YOUR GOAL: Go through the data below. Pull out every line that has the word "this".

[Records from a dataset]
———

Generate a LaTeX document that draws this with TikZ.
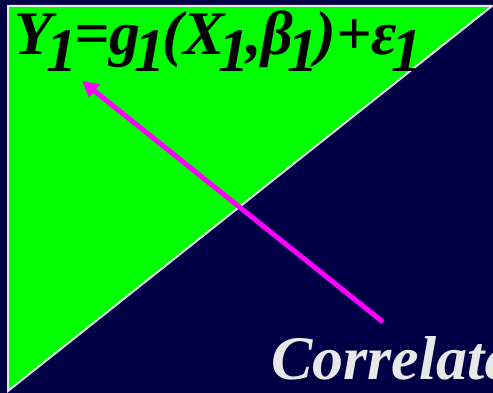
\documentclass[tikz,border=0pt]{standalone}
\usepackage{fontspec}
\setmainfont{Liberation Serif}
\usetikzlibrary{arrows.meta}
\definecolor{bgnavy}{RGB}{0,0,70}
\definecolor{brightgreen}{RGB}{0,255,0}
\definecolor{magentaarrow}{RGB}{255,0,255}
\definecolor{softwhite}{RGB}{232,232,232}
\newcommand{\lowsub}[1]{\kern-6pt\raisebox{-17pt}{#1}\kern-3pt}
\tikzset{
  edgeline/.style={draw=softwhite, line width=2pt},
  bigformula/.style={font=\fontsize{62}{64}\selectfont\bfseries\itshape, text=black, inner sep=0pt, anchor=base west},
  arrowline/.style={draw=magentaarrow, line width=5pt, -{Triangle[length=16pt,width=16pt]}},
  corrtext/.style={font=\fontsize{62}{64}\selectfont\bfseries\itshape, text=softwhite, inner sep=0pt, anchor=base west}
}
\begin{document}
\begin{tikzpicture}[x=1pt,y=1pt]
\useasboundingbox (0,0) rectangle (493,393);
\fill[bgnavy] (0,0) rectangle (493,393);
\coordinate (tl) at (8,387);
\coordinate (tr) at (492,387);
\coordinate (bl) at (8,2);
\fill[brightgreen] (tl) -- (tr) -- (bl) -- cycle;
\draw[edgeline] (bl) -- (tl) -- (tr) -- cycle;
\begin{scope}
\clip (0,0) rectangle (493,393);
\node[bigformula] (formula) at (14,338) {Y\lowsub{1}=g\lowsub{1}(X\lowsub{1},β\lowsub{1})+ε\lowsub{1}};
\node[corrtext] (corr) at (271,13) {Correlated};
\end{scope}
\coordinate (tail) at (383,71);
\coordinate (head) at (82,312);
\draw[arrowline] (tail) -- (head);
\end{tikzpicture}
\end{document}
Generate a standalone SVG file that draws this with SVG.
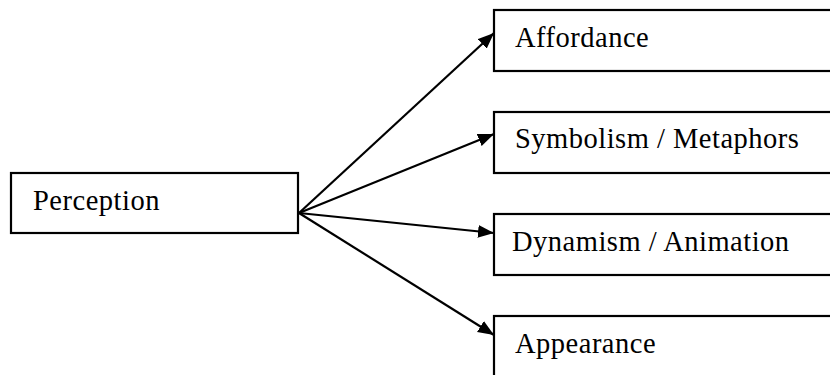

———

WRITTEN REPLY:
Generate a LaTeX document that draws this with TikZ.
Generate a standalone SVG file that draws this with SVG.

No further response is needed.